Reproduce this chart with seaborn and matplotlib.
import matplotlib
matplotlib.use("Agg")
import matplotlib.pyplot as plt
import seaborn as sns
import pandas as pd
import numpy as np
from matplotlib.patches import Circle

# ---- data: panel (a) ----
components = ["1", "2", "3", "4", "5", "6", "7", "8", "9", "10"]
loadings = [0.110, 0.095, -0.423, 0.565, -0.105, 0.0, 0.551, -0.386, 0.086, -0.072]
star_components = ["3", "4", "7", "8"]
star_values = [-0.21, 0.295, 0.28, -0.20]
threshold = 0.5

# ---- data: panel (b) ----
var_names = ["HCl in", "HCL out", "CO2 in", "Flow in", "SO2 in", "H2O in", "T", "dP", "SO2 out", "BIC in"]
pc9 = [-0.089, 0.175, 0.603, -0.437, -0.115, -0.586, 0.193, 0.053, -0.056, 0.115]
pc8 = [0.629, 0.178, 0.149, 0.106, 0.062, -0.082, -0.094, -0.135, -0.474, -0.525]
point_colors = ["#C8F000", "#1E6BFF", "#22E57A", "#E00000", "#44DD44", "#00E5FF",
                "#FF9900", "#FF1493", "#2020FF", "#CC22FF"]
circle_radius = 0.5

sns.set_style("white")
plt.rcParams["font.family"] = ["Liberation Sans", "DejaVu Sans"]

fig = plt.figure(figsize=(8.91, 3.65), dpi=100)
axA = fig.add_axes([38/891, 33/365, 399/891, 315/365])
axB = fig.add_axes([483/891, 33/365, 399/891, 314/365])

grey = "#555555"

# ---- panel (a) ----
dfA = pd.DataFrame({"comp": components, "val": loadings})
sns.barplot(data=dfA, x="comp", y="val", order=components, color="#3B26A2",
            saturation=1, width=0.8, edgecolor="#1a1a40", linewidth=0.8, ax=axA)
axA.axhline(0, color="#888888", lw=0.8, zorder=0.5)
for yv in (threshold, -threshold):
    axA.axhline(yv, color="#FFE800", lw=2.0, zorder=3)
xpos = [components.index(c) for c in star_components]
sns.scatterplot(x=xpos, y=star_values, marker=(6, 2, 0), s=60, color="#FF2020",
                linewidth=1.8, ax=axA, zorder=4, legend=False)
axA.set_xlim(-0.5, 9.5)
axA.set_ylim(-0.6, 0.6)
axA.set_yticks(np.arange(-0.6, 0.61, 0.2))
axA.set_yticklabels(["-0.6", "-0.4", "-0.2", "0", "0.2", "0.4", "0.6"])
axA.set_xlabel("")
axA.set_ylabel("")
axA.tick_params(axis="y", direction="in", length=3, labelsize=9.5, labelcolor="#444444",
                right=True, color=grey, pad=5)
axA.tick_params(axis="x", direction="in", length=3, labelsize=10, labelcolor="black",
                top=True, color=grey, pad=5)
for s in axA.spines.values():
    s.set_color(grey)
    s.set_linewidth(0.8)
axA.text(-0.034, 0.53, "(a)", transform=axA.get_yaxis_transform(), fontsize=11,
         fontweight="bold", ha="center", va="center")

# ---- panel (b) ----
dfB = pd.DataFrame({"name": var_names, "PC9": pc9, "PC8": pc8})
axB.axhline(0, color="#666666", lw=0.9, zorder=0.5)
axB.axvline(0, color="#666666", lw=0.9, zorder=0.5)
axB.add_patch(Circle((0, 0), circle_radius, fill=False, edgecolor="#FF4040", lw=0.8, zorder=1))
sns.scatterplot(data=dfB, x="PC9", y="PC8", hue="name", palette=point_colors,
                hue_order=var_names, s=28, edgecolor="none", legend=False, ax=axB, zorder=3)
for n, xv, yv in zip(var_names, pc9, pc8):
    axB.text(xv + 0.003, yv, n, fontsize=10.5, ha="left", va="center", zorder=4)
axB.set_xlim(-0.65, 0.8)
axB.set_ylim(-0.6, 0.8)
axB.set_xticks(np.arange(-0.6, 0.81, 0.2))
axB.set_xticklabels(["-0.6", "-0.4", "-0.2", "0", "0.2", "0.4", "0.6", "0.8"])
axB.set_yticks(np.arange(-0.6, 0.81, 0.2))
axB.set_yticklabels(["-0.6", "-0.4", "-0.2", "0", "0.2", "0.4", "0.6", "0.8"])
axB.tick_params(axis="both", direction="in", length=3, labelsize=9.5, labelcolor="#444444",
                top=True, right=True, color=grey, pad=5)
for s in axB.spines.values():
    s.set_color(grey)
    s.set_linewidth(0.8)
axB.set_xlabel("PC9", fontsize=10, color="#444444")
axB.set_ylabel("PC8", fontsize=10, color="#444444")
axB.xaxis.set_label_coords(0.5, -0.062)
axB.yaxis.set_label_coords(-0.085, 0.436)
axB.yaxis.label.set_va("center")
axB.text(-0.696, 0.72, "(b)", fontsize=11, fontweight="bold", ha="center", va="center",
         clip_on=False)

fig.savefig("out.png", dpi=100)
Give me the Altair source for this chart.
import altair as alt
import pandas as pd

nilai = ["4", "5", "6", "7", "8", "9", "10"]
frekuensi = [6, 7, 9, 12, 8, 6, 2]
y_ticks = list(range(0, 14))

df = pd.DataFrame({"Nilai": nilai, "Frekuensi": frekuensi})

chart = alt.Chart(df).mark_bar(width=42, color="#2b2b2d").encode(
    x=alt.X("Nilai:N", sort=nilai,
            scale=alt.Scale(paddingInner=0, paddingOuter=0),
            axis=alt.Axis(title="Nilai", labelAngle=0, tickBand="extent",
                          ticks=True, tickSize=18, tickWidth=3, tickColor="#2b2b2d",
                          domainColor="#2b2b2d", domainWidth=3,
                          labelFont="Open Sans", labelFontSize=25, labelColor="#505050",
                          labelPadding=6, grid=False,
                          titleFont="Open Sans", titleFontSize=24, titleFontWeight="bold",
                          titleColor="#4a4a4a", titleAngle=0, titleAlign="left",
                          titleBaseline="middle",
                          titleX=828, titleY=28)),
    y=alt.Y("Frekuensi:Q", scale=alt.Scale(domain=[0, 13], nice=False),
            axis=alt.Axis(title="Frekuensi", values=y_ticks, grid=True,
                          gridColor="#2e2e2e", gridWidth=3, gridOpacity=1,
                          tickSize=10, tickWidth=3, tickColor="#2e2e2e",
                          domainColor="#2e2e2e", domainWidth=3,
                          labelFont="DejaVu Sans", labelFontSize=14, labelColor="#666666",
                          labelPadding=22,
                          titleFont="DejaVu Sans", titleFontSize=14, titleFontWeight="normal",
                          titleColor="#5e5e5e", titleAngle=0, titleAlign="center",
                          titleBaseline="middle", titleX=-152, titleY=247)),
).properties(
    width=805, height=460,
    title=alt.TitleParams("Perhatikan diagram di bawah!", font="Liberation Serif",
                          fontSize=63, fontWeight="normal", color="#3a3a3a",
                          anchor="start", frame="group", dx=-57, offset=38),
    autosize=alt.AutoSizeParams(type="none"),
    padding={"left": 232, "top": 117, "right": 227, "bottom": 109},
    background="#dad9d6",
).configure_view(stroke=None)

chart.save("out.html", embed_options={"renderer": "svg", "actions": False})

============================================================

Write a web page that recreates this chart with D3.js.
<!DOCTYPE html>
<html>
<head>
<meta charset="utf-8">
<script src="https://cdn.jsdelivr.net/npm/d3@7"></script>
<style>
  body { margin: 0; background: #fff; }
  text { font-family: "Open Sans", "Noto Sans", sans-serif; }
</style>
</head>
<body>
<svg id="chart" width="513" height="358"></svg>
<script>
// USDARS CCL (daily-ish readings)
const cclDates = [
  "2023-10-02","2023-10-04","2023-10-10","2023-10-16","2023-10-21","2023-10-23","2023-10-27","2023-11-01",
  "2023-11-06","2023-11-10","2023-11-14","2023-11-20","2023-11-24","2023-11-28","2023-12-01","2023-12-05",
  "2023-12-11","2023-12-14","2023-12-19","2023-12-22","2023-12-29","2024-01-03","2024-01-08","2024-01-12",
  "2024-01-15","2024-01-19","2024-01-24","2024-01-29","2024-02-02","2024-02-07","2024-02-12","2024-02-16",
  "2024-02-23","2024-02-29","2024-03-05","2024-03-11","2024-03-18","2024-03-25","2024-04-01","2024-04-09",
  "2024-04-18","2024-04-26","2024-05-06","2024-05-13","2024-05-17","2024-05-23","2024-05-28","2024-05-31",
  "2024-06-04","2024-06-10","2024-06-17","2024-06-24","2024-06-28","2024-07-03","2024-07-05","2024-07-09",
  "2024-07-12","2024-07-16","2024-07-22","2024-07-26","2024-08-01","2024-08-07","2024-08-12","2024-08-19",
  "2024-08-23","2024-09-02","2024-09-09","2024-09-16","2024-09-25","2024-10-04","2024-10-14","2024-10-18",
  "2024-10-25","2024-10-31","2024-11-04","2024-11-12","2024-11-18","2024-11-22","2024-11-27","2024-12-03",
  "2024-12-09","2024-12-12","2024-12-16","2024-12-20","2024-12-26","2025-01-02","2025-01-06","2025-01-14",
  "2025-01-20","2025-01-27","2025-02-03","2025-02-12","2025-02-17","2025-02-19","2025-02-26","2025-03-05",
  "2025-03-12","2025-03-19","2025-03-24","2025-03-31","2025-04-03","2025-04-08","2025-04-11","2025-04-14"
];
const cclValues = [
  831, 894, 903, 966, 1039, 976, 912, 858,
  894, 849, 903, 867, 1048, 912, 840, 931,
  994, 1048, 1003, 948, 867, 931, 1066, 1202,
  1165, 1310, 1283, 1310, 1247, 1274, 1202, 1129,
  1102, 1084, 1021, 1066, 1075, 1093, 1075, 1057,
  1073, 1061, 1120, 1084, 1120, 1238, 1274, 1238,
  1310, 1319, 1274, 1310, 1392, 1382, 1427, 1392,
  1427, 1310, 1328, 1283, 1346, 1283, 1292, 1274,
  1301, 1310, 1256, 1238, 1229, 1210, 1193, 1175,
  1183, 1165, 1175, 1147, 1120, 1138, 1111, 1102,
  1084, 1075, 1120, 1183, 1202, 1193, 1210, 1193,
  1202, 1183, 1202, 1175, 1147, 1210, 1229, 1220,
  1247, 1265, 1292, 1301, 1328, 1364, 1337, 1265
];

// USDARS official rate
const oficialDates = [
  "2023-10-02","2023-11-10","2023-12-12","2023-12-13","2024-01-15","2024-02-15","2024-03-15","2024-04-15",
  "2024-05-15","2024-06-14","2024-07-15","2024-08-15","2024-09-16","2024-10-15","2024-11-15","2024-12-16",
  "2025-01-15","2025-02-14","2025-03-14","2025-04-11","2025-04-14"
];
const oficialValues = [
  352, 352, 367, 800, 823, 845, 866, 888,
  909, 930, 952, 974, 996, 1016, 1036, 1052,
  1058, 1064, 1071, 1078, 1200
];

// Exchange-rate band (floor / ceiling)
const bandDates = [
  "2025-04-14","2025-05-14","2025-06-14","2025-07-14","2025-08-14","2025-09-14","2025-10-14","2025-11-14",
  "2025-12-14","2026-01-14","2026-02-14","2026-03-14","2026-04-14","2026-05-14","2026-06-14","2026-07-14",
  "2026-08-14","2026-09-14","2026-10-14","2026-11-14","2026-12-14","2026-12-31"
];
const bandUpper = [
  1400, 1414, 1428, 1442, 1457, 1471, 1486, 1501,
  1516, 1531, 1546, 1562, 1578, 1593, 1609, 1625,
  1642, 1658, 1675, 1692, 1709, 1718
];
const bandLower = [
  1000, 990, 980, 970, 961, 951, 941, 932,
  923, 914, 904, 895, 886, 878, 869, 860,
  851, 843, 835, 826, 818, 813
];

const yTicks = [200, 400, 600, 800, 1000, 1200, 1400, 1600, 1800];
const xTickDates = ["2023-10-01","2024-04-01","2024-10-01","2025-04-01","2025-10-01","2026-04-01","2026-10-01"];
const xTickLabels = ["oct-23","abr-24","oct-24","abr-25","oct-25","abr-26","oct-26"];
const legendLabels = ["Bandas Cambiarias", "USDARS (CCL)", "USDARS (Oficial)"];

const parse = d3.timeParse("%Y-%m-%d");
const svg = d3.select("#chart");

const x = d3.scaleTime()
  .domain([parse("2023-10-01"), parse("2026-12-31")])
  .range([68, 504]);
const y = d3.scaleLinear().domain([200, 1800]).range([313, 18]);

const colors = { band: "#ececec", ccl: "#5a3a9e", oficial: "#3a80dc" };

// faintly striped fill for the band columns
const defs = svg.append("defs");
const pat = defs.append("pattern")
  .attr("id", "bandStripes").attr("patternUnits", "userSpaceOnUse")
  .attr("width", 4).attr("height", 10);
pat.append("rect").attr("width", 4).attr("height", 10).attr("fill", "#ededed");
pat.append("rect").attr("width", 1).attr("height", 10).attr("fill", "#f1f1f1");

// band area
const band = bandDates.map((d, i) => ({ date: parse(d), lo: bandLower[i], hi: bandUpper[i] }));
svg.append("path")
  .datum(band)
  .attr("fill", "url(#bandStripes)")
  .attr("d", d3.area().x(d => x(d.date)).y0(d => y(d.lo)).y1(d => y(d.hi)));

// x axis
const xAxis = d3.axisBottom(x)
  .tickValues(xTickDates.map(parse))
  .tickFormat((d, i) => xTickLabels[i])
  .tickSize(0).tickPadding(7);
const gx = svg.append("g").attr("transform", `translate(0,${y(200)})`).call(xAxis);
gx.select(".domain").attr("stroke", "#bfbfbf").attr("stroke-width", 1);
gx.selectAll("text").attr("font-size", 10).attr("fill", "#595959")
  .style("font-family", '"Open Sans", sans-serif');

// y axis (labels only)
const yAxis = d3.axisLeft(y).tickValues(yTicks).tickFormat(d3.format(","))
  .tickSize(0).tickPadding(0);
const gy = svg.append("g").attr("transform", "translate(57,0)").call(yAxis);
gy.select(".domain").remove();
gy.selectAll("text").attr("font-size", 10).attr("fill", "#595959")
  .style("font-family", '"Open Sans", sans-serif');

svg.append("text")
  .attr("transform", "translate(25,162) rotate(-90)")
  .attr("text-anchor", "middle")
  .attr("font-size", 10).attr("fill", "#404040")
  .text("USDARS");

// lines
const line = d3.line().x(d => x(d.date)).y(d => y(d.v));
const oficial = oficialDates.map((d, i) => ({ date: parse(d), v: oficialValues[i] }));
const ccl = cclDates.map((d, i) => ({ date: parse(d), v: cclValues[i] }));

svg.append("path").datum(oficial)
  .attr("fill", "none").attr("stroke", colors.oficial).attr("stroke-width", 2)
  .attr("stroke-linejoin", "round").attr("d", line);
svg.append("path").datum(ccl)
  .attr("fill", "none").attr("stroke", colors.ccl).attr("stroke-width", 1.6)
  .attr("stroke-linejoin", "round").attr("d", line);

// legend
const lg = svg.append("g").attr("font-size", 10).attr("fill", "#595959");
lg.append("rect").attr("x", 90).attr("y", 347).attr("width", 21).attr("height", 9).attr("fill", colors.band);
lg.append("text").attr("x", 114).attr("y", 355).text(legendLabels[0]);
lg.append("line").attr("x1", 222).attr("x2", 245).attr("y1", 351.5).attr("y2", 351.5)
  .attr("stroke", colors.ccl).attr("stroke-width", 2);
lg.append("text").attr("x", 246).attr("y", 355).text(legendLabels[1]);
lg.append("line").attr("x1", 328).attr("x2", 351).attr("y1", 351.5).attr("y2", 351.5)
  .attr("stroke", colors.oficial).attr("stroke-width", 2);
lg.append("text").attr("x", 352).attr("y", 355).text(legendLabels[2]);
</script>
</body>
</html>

============================================================

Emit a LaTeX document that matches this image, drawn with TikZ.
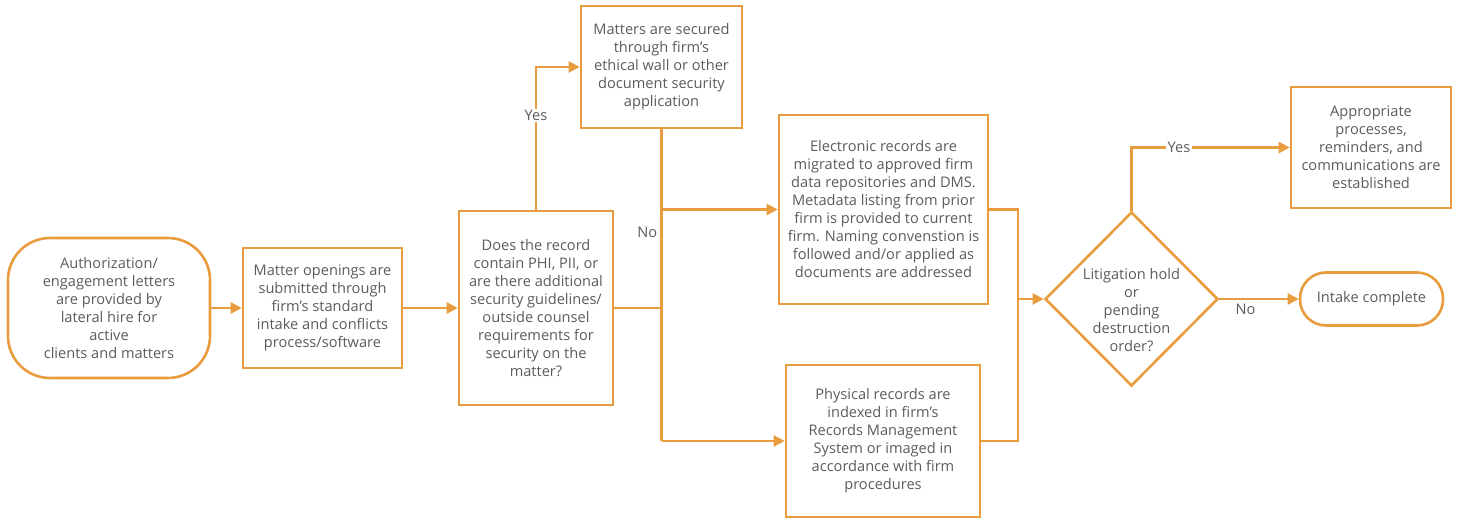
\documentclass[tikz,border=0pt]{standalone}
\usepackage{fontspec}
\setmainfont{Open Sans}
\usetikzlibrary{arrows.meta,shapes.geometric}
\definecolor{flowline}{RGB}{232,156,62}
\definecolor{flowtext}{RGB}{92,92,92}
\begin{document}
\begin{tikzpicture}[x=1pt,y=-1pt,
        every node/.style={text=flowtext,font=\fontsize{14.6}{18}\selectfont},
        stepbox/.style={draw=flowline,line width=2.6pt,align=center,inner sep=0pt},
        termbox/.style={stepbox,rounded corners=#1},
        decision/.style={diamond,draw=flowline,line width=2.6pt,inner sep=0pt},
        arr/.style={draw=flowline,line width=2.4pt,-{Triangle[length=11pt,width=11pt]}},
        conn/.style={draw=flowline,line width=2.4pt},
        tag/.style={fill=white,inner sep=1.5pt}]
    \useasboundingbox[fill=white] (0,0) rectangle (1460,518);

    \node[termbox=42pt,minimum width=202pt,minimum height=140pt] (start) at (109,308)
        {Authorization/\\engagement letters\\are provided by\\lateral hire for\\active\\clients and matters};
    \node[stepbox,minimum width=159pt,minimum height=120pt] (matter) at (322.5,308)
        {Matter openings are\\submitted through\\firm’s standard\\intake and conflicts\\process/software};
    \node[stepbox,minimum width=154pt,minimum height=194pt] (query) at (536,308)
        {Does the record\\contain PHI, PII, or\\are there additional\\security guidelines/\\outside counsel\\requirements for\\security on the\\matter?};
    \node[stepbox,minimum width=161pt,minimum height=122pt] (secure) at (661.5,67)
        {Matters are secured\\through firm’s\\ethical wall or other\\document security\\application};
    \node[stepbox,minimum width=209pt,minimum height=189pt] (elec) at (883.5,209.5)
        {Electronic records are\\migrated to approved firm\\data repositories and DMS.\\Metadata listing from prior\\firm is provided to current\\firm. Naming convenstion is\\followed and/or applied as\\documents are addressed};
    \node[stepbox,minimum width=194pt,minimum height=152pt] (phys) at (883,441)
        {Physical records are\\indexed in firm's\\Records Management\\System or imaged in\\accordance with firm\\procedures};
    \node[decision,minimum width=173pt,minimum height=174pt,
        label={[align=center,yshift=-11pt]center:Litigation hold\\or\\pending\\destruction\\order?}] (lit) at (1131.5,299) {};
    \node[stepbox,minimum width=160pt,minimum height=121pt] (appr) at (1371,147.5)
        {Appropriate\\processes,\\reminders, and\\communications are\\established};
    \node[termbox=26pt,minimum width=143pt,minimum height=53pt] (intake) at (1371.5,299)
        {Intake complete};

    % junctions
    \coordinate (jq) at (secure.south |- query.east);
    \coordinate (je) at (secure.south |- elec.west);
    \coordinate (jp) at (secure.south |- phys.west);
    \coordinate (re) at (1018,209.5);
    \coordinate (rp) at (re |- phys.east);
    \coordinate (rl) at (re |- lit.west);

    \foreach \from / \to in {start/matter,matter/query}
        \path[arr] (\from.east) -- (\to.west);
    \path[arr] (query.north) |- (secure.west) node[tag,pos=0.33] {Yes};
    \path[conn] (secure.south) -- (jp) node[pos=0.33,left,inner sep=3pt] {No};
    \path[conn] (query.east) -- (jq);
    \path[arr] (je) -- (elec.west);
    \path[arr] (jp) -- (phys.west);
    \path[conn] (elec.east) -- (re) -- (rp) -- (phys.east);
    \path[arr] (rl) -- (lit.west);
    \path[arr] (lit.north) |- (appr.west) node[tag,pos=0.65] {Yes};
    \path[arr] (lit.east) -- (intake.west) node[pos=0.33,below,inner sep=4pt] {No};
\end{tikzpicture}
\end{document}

============================================================

**Required task**.
Exactly as written, return the lines from the line containing "Reproduce this chart" through the line containing "threshold = 0.5", both included.

**Response to this exercise**.
Reproduce this chart with seaborn and matplotlib.
import matplotlib
matplotlib.use("Agg")
import matplotlib.pyplot as plt
import seaborn as sns
import pandas as pd
import numpy as np
from matplotlib.patches import Circle

# ---- data: panel (a) ----
components = ["1", "2", "3", "4", "5", "6", "7", "8", "9", "10"]
loadings = [0.110, 0.095, -0.423, 0.565, -0.105, 0.0, 0.551, -0.386, 0.086, -0.072]
star_components = ["3", "4", "7", "8"]
star_values = [-0.21, 0.295, 0.28, -0.20]
threshold = 0.5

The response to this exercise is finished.